Napa is raising the rate at which it keeps waste out of the landfill. But like other cities in California, it faces a tougher time finding a high enough price for the recyclables it collects – especially plastic bottles.

City revenue from material sales has fallen by more than a million dollars in two years, from $5.85 million in the 2012-13 fiscal year to $4.82 million in 2014-15. Helping to drive that decline are flagging revenue from the salvage of aluminum cans and plastic bottles, the ubiquitous drink containers made in the billions each year for California alone.

But while the rate and profitability of recycling has dropped in recent years – leading to more containers in landfills and the closure of hundreds of redemption centers – directors of Napa’s recycling program say their effort has withstood the storm better than most, mainly because the service remains as close as the customer’s doorstep.

“To the extent that prices drop, people rely more on curbside programs,” said Kevin Miller, recycling manager for the city of Napa. “The question is, do you bother to redeem the value of bottles and cans yourself?

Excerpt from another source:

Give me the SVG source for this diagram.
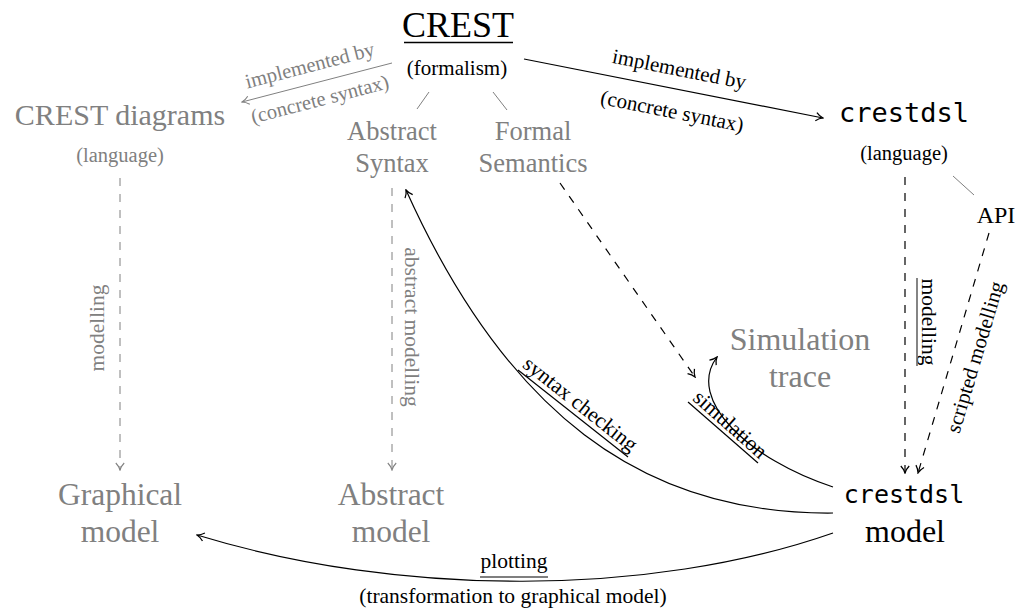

The less opportunity there is, the less convenience there is. People who are environmentally conscious will put them into curbside programs.”

Crashing prices for aluminum, paper, scrap metal and especially crude oil have rocked a recycling industry caught between competition from virgin materials on the one hand and a slowing economy in China – a voracious raw-material consumer – on the other.

With crude oil costs dropping from more than $100 a barrel two years ago to $50 today, numerous plastic recycling operations have shut down, unable to compete on price with the freshly made material or to deal with the state-required minimum payouts they must give consumers for turning in scrap.

In the span of a year, the price that Waste Management, the nation’s largest trash-hauling firm, commanded for a bale of recycled bottle-grade plastic collapsed from $230 to $112, according to the New York Times. Scrap prices have plunged since 2014, with aluminum cans dropping 28 percent and plastic bottles 44 percent, Bloomberg Businessweek reported last week, citing data from Resource Recycling Systems.

In January, RePlanet, California’s largest bottle redeemer, closed 191 of its 541 recycling centers, citing the price crashes for plastic and aluminum as well as rising employee costs. (The firm continues to run a branch on Jackson Street in Napa.) Statewide, the number of redemption outlets has fallen by nearly 700 since 2011, to 1,728, said Mark Oldfield, spokesman for the state CalRecycle agency.